Moira Jeffrey, ‘When a picture paints …’, The Herald, September 2004

Modern art in Glasgow is taking a literary turn with a new exhibition

‘Country Grammar’, a new exhibition of Glasgow artists at the Gallery of Modern Art in Glasgow, takes it names from a work by Sue Tompkins. Tompkins is a wonderful shape shifting artist whose work is impossible to pigeonhole. She is an inspired performer, a poet and a visual artist. She was a singer and a writer with the much-missed Glasgow band, Life Without Buildings. She is an improviser, a mercurial, energetic presence and – in the context of this exhibition, which advertises itself as a drawing show – she makes drawings.

Tompkins’s drawings are made with a typewriter. You might find another word to describe them: concrete poetry, text pieces; it doesn’t really matter. When Tompkins performs her work live, she reaches across many oral traditions: punk, English folk song and good old-fashioned religious preaching. Her subjects are immediate yet elusive: love, sex, everyday conversation, abstract repetitions and incantations.

When you see her works bashed out on yellowing paper, on that piece of discredited old technology, the manual, ribbon typewriter, what does seem to matter is their physical shape: the interaction between the words and numbers and the shape they make on the pages.

Columns of figures lurch and fall. Repetitions create great blocks of type, which are eroded by the fading ink of her machine. Works and ideas slip and slide across paper, like they do in the mind. But they are given a particularly visual form.

Words and numbers have a long history in art. Francis Picabia painted an arithmetical sum as an act of dry irony. Joan Miro included a column of figures in his painting in an attempt to get beyond the conventions of representation in painting and as a reflection on his own failed career, totting up numbers as a book-keeper. Tompkins seems to use them for their immediacy, for their swiftness of communications.

‘Country Grammar’ features seven artists. It’s a show about the role of drawings, but it is also a catch-up with series of youngish and influential Glasgow artists, increasingly admired here and abroad.

Sue Tompkins’s twin sister, the Beck’s Prize shortlisted Hayley Tompkins, goes from strength to strength. A new series of abstract works on paper mixes loose blocks of colour with suggestive line. Images seem to appear – I can see perhaps a book, an open door, a crossroads – and disappear back into pure abstraction.

ate Davis’s work Three Forms Study is a complex installation: a drawing of a plinth, a plinth itself and the drawing of an ancient sculpted head from the Burrell Collection. It raises questions about the nature of drawing, the idea of modelling and display and perhaps, too, of the representation of women. The ancient head appears to be hollow behind her lovely hairdo: an empty vessel.

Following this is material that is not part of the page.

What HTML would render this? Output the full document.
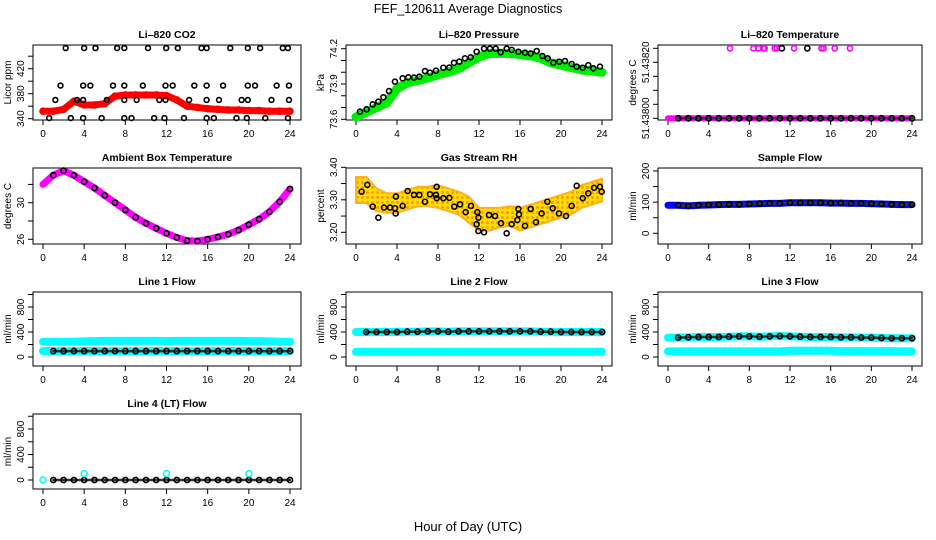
<!DOCTYPE html>
<html><head><meta charset="utf-8"><style>
body{margin:0;background:#fff;}
svg{display:block;font-family:"Liberation Sans",Arial,sans-serif;}
</style></head><body>
<svg id="chart" width="936" height="540" viewBox="0 0 936 540">
<defs>
<pattern id="rhpat" width="5" height="5" patternUnits="userSpaceOnUse"><rect width="5" height="5" fill="#ffe000"/><circle cx="2.5" cy="2.5" r="1.5" fill="#ff9a00"/></pattern>
</defs>
<text x="468" y="13" text-anchor="middle" font-size="12.5">FEF_120611  Average Diagnostics</text>
<text x="468" y="531" text-anchor="middle" font-size="13">Hour of Day (UTC)</text>
</svg>
<script>
const HOURS=[0,1,2,3,4,5,6,7,8,9,10,11,12,13,14,15,16,17,18,19,20,21,22,23,24];
const XTICKS=[0,4,8,12,16,20,24];
// CO2
const co2Red=[352,352,355,368,362,362,364,376,378,378,378,378,377,370,360,358,356,355,354,354,353,353,352,352,352];
const co2BlackHours=[2.2,4.0,5.1,7.2,7.9,10.2,11.97,13.1,15.4,15.9,18.2,19.9,21.1,23.3,23.8,
1.7,3.9,4.6,6.8,7.9,9.7,11.9,12.6,14.7,15.9,17.5,19.9,20.6,22.7,23.9,
1.2,3.3,3.9,6.2,7.9,9.1,11.3,11.9,14.2,15.9,17.1,19.3,19.9,22.2,23.9,
0.6,2.7,3.9,5.7,7.9,8.6,10.8,11.8,13.7,15.9,16.6,18.8,19.8,21.6,23.8];
const co2BlackVals=[453,453,453,453,453,453,453,453,453,453,453,453,453,453,453,
393,393,393,393,393,393,393,393,393,393,393,393,393,393,393,
370,370,370,370,370,370,370,370,370,370,370,370,370,370,370,
341,341,341,341,341,341,341,341,341,341,341,341,341,341,341];
// Pressure
const presGreen=[73.62,73.66,73.70,73.74,73.86,73.91,73.93,73.95,73.98,74.00,74.03,74.08,74.13,74.16,74.16,74.16,74.15,74.14,74.12,74.08,74.06,74.04,74.02,74.01,74.00];
const presBlackHours=[0.39,1.04,1.63,2.18,2.67,3.22,3.8,4.55,5.1,5.66,6.18,6.73,7.22,7.8,8.52,9.1,9.56,10.08,10.63,11.19,11.77,12.49,13.07,13.63,14.11,14.7,15.19,15.84,16.49,17.04,17.63,18.18,18.7,19.25,19.83,20.39,21.04,21.53,22.12,22.66,23.15,23.8];
const presBlackVals=[73.665,73.685,73.727,73.75,73.787,73.84,73.92,73.948,73.957,73.955,73.962,74.01,73.996,74.013,74.038,74.04,74.08,74.09,74.118,74.127,74.174,74.2,74.2,74.2,74.17,74.2,74.19,74.174,74.166,74.16,74.18,74.138,74.118,74.08,74.09,74.095,74.07,74.047,74.038,74.06,74.033,74.047];
// Li-820 temperature
const ltBase=[51.438,51.438,51.438,51.438,51.438,51.438,51.438,51.438,51.438,51.438,51.438,51.438,51.438,51.438,51.438,51.438,51.438,51.438,51.438,51.438,51.438,51.438,51.438,51.438,51.438];
const ltTopHours=[6.1,8.4,8.9,9.4,9.5,10.5,10.7,12.4,15.1,15.3,16.4,17.9];
const ltTopVals=[51.43825,51.43825,51.43825,51.43825,51.43825,51.43825,51.43825,51.43825,51.43825,51.43825,51.43825,51.43825];
const ltTopBlackHours=[11.2,13.7];
const ltTopBlackVals=[51.43825,51.43825];
// Ambient
const ambVals=[32.0,33.0,33.5,33.0,32.3,31.6,30.8,30.0,29.2,28.4,27.75,27.2,26.66,26.2,25.85,25.8,26.0,26.25,26.55,27.0,27.6,28.2,29.0,30.1,31.5];
// RH
const rhCenter=[3.33,3.33,3.30,3.29,3.29,3.30,3.31,3.31,3.31,3.30,3.29,3.27,3.24,3.24,3.245,3.25,3.24,3.25,3.26,3.27,3.28,3.29,3.31,3.32,3.33];
const rhSpread=[0.04,0.04,0.035,0.03,0.03,0.03,0.03,0.03,0.035,0.035,0.035,0.04,0.035,0.035,0.03,0.03,0.035,0.035,0.035,0.035,0.035,0.035,0.035,0.035,0.035];
const rhBlackHours=[0.55,1.1,1.63,2.18,2.73,3.32,3.8,3.87,3.9,4.55,5.04,5.66,6.18,6.73,7.22,7.8,7.87,7.87,8.52,9.1,9.59,10.15,10.7,11.22,11.77,11.84,11.94,11.94,12.49,12.98,13.56,14.15,14.7,15.19,15.74,15.84,15.9,16.49,17.04,17.56,18.11,18.67,19.19,19.8,20.49,21.04,21.53,22.12,22.66,23.22,23.8,23.97];
const rhBlackVals=[3.325,3.346,3.279,3.245,3.276,3.276,3.274,3.258,3.31,3.281,3.327,3.315,3.315,3.294,3.317,3.315,3.34,3.305,3.305,3.306,3.279,3.286,3.262,3.281,3.225,3.262,3.245,3.204,3.20,3.253,3.25,3.228,3.197,3.225,3.238,3.272,3.255,3.22,3.272,3.231,3.258,3.294,3.274,3.258,3.25,3.281,3.343,3.305,3.32,3.337,3.34,3.325];
// Sample flow
const sampleVals=[90,90,88,90,91,92,93,93,94,95,96,96,98,98,98,98,97,97,96,96,95,94,93,92,92];
// Line flows
const l1Upper=[245,245,245,245,250,255,258,258,258,258,258,258,255,258,258,258,258,258,258,258,255,255,250,245,245];
const l1Lower=[95,95,95,95,95,95,95,95,95,95,95,95,95,95,95,95,95,95,95,95,95,95,95,95,95];
const l2Upper=[400,400,400,400,400,405,405,410,410,405,410,410,410,410,410,410,410,410,405,405,400,400,400,400,400];
const l2Lower=[85,85,85,85,85,85,85,85,85,85,85,85,85,85,85,85,85,85,85,85,85,85,85,85,85];
const l3Upper=[310,310,315,320,320,320,325,330,330,325,330,335,330,325,320,320,320,315,315,310,310,305,300,300,300];
const l3Lower=[90,90,90,90,90,90,90,90,90,90,90,90,100,100,100,100,100,95,95,95,95,95,95,90,90];
const l4Vals=[0,0,0,0,0,0,0,0,0,0,0,0,0,0,0,0,0,0,0,0,0,0,0,0,0];
const l4CyanHours=[0,4,12,20];
const l4CyanVals=[0,100,100,100];

const svg=document.getElementById('chart');
const NS='http://www.w3.org/2000/svg';
function mk(tag,attrs,parent){const e=document.createElementNS(NS,tag);for(const k in attrs)e.setAttribute(k,attrs[k]);(parent||svg).appendChild(e);return e;}

const COLS=[{l:33,r:301,x0:43,x24:290},{l:346,r:612,x0:356,x24:602},{l:658,r:922,x0:668,x24:912}];
const ROWS=[{t:45,b:120},{t:168,b:244},{t:292,b:366},{t:414,b:489}];

function makePanel(name,title,ylab,c,r,v0,p0,v1,p1,ticks,labels,labelText){
  const g=mk('g',{});
  
  
  const C=COLS[c],R=ROWS[r];
  const P={g:g,C:C,R:R,x:h=>C.x0+h*(C.x24-C.x0)/24,y:v=>p0+(v-v0)*(p1-p0)/(v1-v0)};
  const box=mk('rect',{x:C.l,y:R.t,width:C.r-C.l,height:R.b-R.t,fill:'none',stroke:'#000','stroke-width':1},g);
  
  
  const tt=mk('text',{x:(C.l+C.r)/2,y:R.t-7,'text-anchor':'middle','font-size':'10.5','font-weight':'bold'},g);
  tt.textContent=title;
  
  
  const yt=mk('text',{transform:`translate(${C.l-22},${(R.t+R.b)/2}) rotate(-90)`,'text-anchor':'middle','font-size':'10'},g);
  yt.textContent=ylab;
  
  
  mk('line',{x1:P.x(0),x2:P.x(24),y1:R.b,y2:R.b,stroke:'#000'},g);
  XTICKS.forEach(h=>{
    mk('line',{x1:P.x(h),x2:P.x(h),y1:R.b,y2:R.b+5,stroke:'#000'},g);
    const t=mk('text',{x:P.x(h),y:R.b+17,'text-anchor':'middle','font-size':'10'},g);
    t.textContent=h;
    
    
  });
  mk('line',{x1:C.l,x2:C.l,y1:P.y(ticks[0]),y2:P.y(ticks[ticks.length-1]),stroke:'#000'},g);
  ticks.forEach(v=>mk('line',{x1:C.l-5,x2:C.l,y1:P.y(v),y2:P.y(v),stroke:'#000'},g));
  labels.forEach((v,i)=>{
    const t=mk('text',{transform:`translate(${C.l-9},${P.y(v)}) rotate(-90)`,'text-anchor':'middle','font-size':'10'},g);
    t.textContent=labelText?labelText[i]:v;
    
    
  });
  return P;
}
function band(P,xs,ys,color,w,name){
  const pts=xs.map((h,i)=>P.x(h)+','+P.y(ys[i])).join(' ');
  const pl=mk('polyline',{points:pts,fill:'none',stroke:color,'stroke-width':w,'stroke-linejoin':'round','stroke-linecap':'round'},P.g);
  
  
}
function pts(P,xs,ys,color,r,name,fill){
  xs.forEach((h,i)=>{
    const c=mk('circle',{cx:P.x(h),cy:P.y(ys[i]),r:r,fill:fill||'none',stroke:color,'stroke-width':1.6},P.g);
    
    
  });
}
function darkRow(P,xs,ys,name){
  band(P,xs.slice(1),ys.slice(1),'#333',2.5,name+'-line');
  pts(P,xs.slice(1),ys.slice(1),'#000',2.6,name);
}

P=makePanel('co2-panel','Li\u2013820 CO2','Licor ppm',0,0,340,118.7,420,68.7,[340,360,380,400,420,440],[340,380,420]);
band(P,HOURS,co2Red,'#ff0000',7,'co2-red-series');
pts(P,HOURS,co2Red,'#ff0000',3,'co2-red-point');
pts(P,co2BlackHours,co2BlackVals,'#000',2.4,'co2-black-point');

P=makePanel('pressure-panel','Li\u2013820 Pressure','kPa',1,0,73.6,119.3,74.2,48.7,[73.6,73.7,73.8,73.9,74.0,74.1,74.2],[73.6,73.9,74.2],['73.6','73.9','74.2']);
band(P,HOURS,presGreen,'#00ee00',9,'pressure-green-series');
pts(P,presBlackHours,presBlackVals,'#000',2.5,'pressure-black-point');

P=makePanel('li-temp-panel','Li\u2013820 Temperature','degrees C',2,0,51.438,118.3,51.4382,62.3,[51.438,51.43805,51.4381,51.43815,51.4382,51.43825],[51.438,51.4382],['51.43800','51.43820']);
band(P,HOURS,ltBase,'#ff00ff',6,'li-temp-magenta-series');
darkRow(P,HOURS,ltBase,'li-temp-black-point');
pts(P,ltTopHours,ltTopVals,'#ff00ff',2.6,'li-temp-top-point');
pts(P,ltTopBlackHours,ltTopBlackVals,'#000',2.6,'li-temp-top-black-point');

P=makePanel('ambient-temp-panel','Ambient Box Temperature','degrees C',0,1,26,239.3,30,202.7,[26,28,30,32],[26,30]);
band(P,HOURS,ambVals,'#ff00ff',7,'ambient-magenta-series');
pts(P,HOURS.slice(1),ambVals.slice(1),'#000',2.6,'ambient-black-point');

P=makePanel('rh-panel','Gas Stream RH','percent',1,1,3.2,232.3,3.4,167.3,[3.2,3.25,3.3,3.35,3.4],[3.2,3.3,3.4],['3.20','3.30','3.40']);
(function(){
  const up=HOURS.map((h,i)=>P.x(h)+','+P.y(rhCenter[i]+rhSpread[i]));
  const dn=HOURS.map((h,i)=>P.x(h)+','+P.y(rhCenter[i]-rhSpread[i])).reverse();
  const poly=mk('polygon',{points:up.concat(dn).join(' '),fill:'url(#rhpat)',stroke:'#ffb020','stroke-width':2,'stroke-linejoin':'round'},P.g);
  
  
})();
pts(P,rhBlackHours,rhBlackVals,'#000',2.5,'rh-black-point');

P=makePanel('sample-flow-panel','Sample Flow','ml/min',2,1,0,233.3,200,171,[0,50,100,150,200],[0,100,200]);
band(P,HOURS,sampleVals,'#0000ff',7,'sample-blue-series');
darkRow(P,HOURS,sampleVals,'sample-black-point');

const FT=[0,200,400,600,800,1000],FL=[0,400,800];
P=makePanel('line1-flow-panel','Line 1 Flow','ml/min',0,2,0,357,800,307,FT,FL);
band(P,HOURS,l1Upper,'#00ffff',8,'line1-cyan-upper');
band(P,HOURS,l1Lower,'#00ffff',8,'line1-cyan-lower');
darkRow(P,HOURS,l1Lower,'line1-black-point');

P=makePanel('line2-flow-panel','Line 2 Flow','ml/min',1,2,0,357,800,307,FT,FL);
band(P,HOURS,l2Lower,'#00ffff',8,'line2-cyan-lower');
band(P,HOURS,l2Upper,'#00ffff',8,'line2-cyan-upper');
darkRow(P,HOURS,l2Upper,'line2-black-point');

P=makePanel('line3-flow-panel','Line 3 Flow','ml/min',2,2,0,357,800,307,FT,FL);
band(P,HOURS,l3Lower,'#00ffff',8,'line3-cyan-lower');
band(P,HOURS,l3Upper,'#00ffff',8,'line3-cyan-upper');
darkRow(P,HOURS,l3Upper,'line3-black-point');

P=makePanel('line4-flow-panel','Line 4 (LT) Flow','ml/min',0,3,0,480,800,429,FT,FL);
darkRow(P,HOURS,l4Vals,'line4-black-point');
pts(P,l4CyanHours,l4CyanVals,'#00ffff',3,'line4-cyan-point');
</script>
</body></html>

Gregor Wright has produced a wall of small drawings: punkish, brusque and blunt, unresolved equine figures, body parts and weird geometries that might be working drawings for sculptural works.

Alex Frost, who has a concurrent show of new work at Stirling’s changing Room, shows two of his vast systematic portraits which use a grid and his own system of pencil symbols – stars, circles, crosses and dashes – to produce photo-realist portraits. One is a portrait of fellow artist Karla Black; the other is of the artist himself. Frost’s work draws contrast between systems and accidents, the modular and the hand-made. In his self-portrait you can’t see his face: just his coat and his ear.

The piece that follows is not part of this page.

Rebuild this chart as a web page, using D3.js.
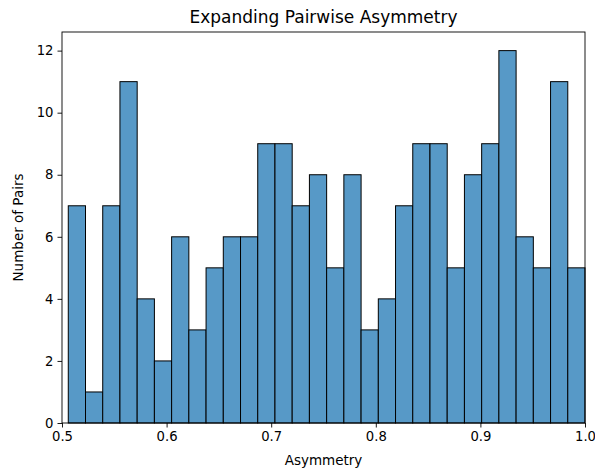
<!DOCTYPE html>
<html>
<head>
<meta charset="utf-8">
<script src="https://cdn.jsdelivr.net/npm/d3@7"></script>
<style>
  body { margin: 0; background: #fff; }
  text { font-family: "DejaVu Sans", sans-serif; fill: #000; }
</style>
</head>
<body>
<div id="chart"></div>
<script>
// histogram counts, one per bin (left to right)
const counts = [7, 1, 7, 11, 4, 2, 6, 3, 5, 6, 6, 9, 9, 7, 8, 5, 8, 3, 4, 7, 9, 9, 5, 8, 9, 12, 6, 5, 11, 5];
// data range covered by the bins
const binRange = [0.506, 1.0];
const xTicks = [0.5, 0.6, 0.7, 0.8, 0.9, 1.0];
const yTicks = [0, 2, 4, 6, 8, 10, 12];

const width = 595, height = 469;
const margin = { top: 32, right: 10, bottom: 46, left: 62 };

const svg = d3.select("#chart").append("svg")
    .attr("width", width)
    .attr("height", height);

const x = d3.scaleLinear()
    .domain([0.5, 1.0])
    .range([margin.left, width - margin.right]);

const y = d3.scaleLinear()
    .domain([0, 12.6])
    .range([height - margin.bottom, margin.top]);

const binW = (binRange[1] - binRange[0]) / counts.length;
const bins = counts.map((c, i) => ({ x0: binRange[0] + i * binW, x1: binRange[0] + (i + 1) * binW, n: c }));

// bars
svg.append("g")
    .selectAll("rect")
    .data(bins)
    .join("rect")
    .attr("x", d => x(d.x0))
    .attr("width", d => x(d.x1) - x(d.x0))
    .attr("y", d => y(d.n))
    .attr("height", d => y(0) - y(d.n))
    .attr("fill", "#5799c7")
    .attr("stroke", "#000")
    .attr("stroke-width", 1);

// axes
const xAxis = svg.append("g")
    .attr("transform", `translate(0,${height - margin.bottom})`)
    .call(d3.axisBottom(x).tickValues(xTicks).tickFormat(d3.format(".1f")).tickSize(4.5).tickPadding(4));

const yAxis = svg.append("g")
    .attr("transform", `translate(${margin.left},0)`)
    .call(d3.axisLeft(y).tickValues(yTicks).tickSize(4.5).tickPadding(4));

[xAxis, yAxis].forEach(a => {
    a.select(".domain").remove();
    a.selectAll("text").attr("font-size", 13.2).attr("font-family", "DejaVu Sans, sans-serif").attr("fill", "#000");
    a.selectAll("line").attr("stroke", "#000").attr("stroke-width", 0.9);
});

// frame
svg.append("rect")
    .attr("x", margin.left)
    .attr("y", margin.top)
    .attr("width", width - margin.left - margin.right)
    .attr("height", height - margin.top - margin.bottom)
    .attr("fill", "none")
    .attr("stroke", "#000")
    .attr("stroke-width", 0.9);

// title and labels
svg.append("text")
    .attr("x", (margin.left + width - margin.right) / 2)
    .attr("y", 23)
    .attr("text-anchor", "middle")
    .attr("font-size", 17)
    .text("Expanding Pairwise Asymmetry");

svg.append("text")
    .attr("x", (margin.left + width - margin.right) / 2)
    .attr("y", 465)
    .attr("text-anchor", "middle")
    .attr("font-size", 13.5)
    .text("Asymmetry");

svg.append("text")
    .attr("transform", `translate(23,${(margin.top + height - margin.bottom) / 2}) rotate(-90)`)
    .attr("text-anchor", "middle")
    .attr("font-size", 13.5)
    .text("Number of Pairs");
</script>
</body>
</html>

Sally Osborn, who has recently been pushing the boat out on odd ways of making drawings – watercolour on broken crystal was particularly memorable – shows a loose series of figurative drawings and abstract works on tissue paper.

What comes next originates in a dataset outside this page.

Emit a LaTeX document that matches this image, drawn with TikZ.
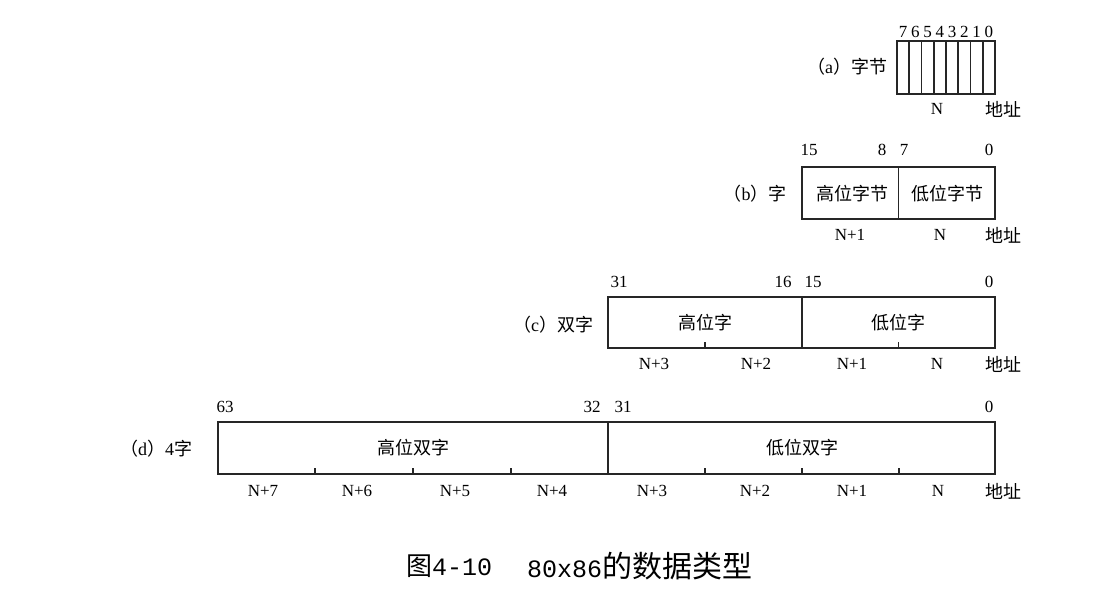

Kevin Hutcheson has been making work using books and bookishness for some time now: sculptures made from paperbacks, drawings and collages that call upon book illustration and the graphic style of pulp fiction. His recent works show libraries and readers. An archive photo shows a reclining women absorbed with almost comic sensuality in a tome. In a sense Hutcheson is drawing nothing, we can see the moment of absorption perhaps, but we can’t see the content, that visual information which runs exclusively between the readers and the book. He has literally drawn a blank. This is a good, confident show, slightly blighted by the rather grim setting, which is without any daylight. Lest you protest that ‘Country Grammar’ might have too wide a definition of what makes a drawing, it’s best to count your blessings. The Royal Academy’s recent drawing show, curated by Allen Jones and David Hockney, included a video of cardiac surgeon Francis Wells, who as a means of swift communication during surgery, is wont to draw using his forceps as a pen and patient’s own blood as an inkwell.